Depuis novembre 2023, la même scène se répète au Sénat, devant la commission d’enquête sur le narcotrafic. Chaque semaine, un nouvel intervenant fait assaut qui d’un néologisme alarmant, qui d’une formule angoissante, qui d’un superlatif effrayant pour décrire l’état de la menace. Magistrats, policiers, gendarmes, avocats, maires… tous s’accordent sur le constat : une nouvelle ère a commencé. L’explosion des saisies de drogue, la pureté des substances, la corruption d’agents de l’Etat, la banalisation de la violence, la professionnalisation des groupes criminels organisés : autant d’indicateurs qui pointent dans le même sens, celui de l’emprise grandissante du narcotrafic.
La France est depuis longtemps le premier pays d’Europe pour le nombre de consommateurs de cannabis. Elle voit aussi les chiffres de la cocaïne grimper en flèche. A ces données s’ajoute une autre, plus récente : notre pays est devenu un carrefour des routes de la drogue, à la croisée des flux du cannabis, qui remontent du Maroc et de l’Espagne, et de ceux de la cocaïne, qui arrivent d’Amérique latine par les ports du nord, Anvers et Rotterdam en tête, suivis désormais par Le Havre.
Pour décrire cette bascule, Le Monde publie le projet « Overdose », douze enquêtes qui documentent l’importation de la drogue sur le territoire, la façon dont elle est vendue, consommée, les dégâts sociaux et sanitaires qu’elle génère.
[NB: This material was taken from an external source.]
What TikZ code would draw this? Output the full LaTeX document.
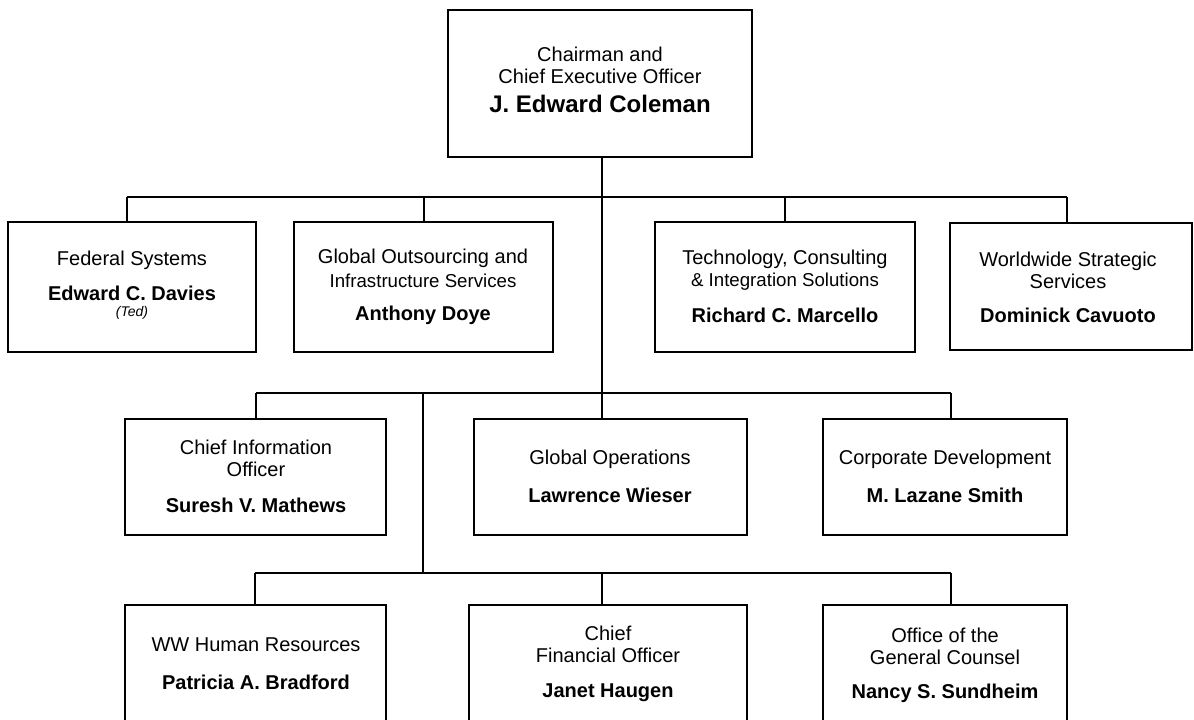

Nous analysons l’évolution préoccupante de la composition du cannabis, de la cocaïne et des drogues de synthèse. Nous plongeons dans le quotidien d’un territoire, la Guyane, et de son système judiciaire, confrontés au trafic. Nous racontons la guerre de la corruption que livrent les trafiquants aux autorités et le combat opiniâtre mené en retour par les enquêteurs, enregistrant des succès probants, mais qui semblent dérisoires face à l’ampleur de la tâche. Nous racontons les morts et leurs assassins, de plus en plus jeunes.
Sur cette réalité, le débat se résume souvent, en France, à deux postures opposées. La première s’incarne dans les opérations « place nette » du gouvernement, mêlant le pire du tout-répressif et du règne de la communication. L’idée que le débarquement avec grand fracas des forces de sécurité – et des médias – pourrait être une solution à des phénomènes si profonds, de si long terme, est un non-sens à désespérer les bons connaisseurs de ces trafics. A commencer par les policiers eux-mêmes, contraints de résoudre dans la précipitation d’un agenda ministériel des enquêtes sur lesquelles ils travaillent depuis des mois.
La seconde est celle autour d’une légalisation du cannabis qui serait la solution suprême pour désengorger la justice et vider des prisons bien trop remplies. L’expérimentation allemande dira si une telle option doit être explorée, mais il ne faudra pas en attendre des miracles. Aucun pays ayant emprunté cette voie n’a résolu pour autant le problème du narcotrafic, dans lequel la cocaïne prend une part chaque jour plus importante. Les groupes criminels s’adaptent quoi qu’il arrive, d’autant plus que la rentabilité entre le coût initial de la matière première et le produit vendu dans la rue est quasi sans équivalent.
La commission d’enquête du Sénat doit apporter des éléments de réponse au défi posé par cet écosystème international. Eric Dupond-Moretti, le ministre de la justice, vient d’annoncer la création d’un parquet national consacré à la lutte contre la criminalité organisée et des avancées sur le statut de repenti. Cette réponse judiciaire est souhaitable mais insuffisante. Elle fait peu de cas de la nécessaire politique sociale à destination des consommateurs, de la refonte ambitieuse d’une politique de la ville, d’une réflexion sur le système carcéral, d’où s’organise aujourd’hui une partie des trafics.
Il est temps de considérer le narcotrafic pour ce qu’il est : un marché ultralibéral dont les caractéristiques sont une production massive et mondiale, une concurrence féroce des prix, un renouvellement effréné du produit et un marketing culturel à l’efficacité redoutable. Il prend racine dans le capitalisme le plus sauvage, prospère sur l’asservissement d’une main-d’œuvre majoritairement issue des quartiers populaires pour enrichir quelques barons vivant un exil doré à Dubaï ou ailleurs. Son ambition est la même, partout où il s’implante : concurrencer l’Etat de droit. Son éradication peut aujourd’hui paraître hors de portée, mais la limitation de tous les maux qu’il génère, de l’insécurité de nos concitoyens au dérèglement de notre société, exige une prise de conscience générale et une mobilisation de tous nos moyens démocratiques.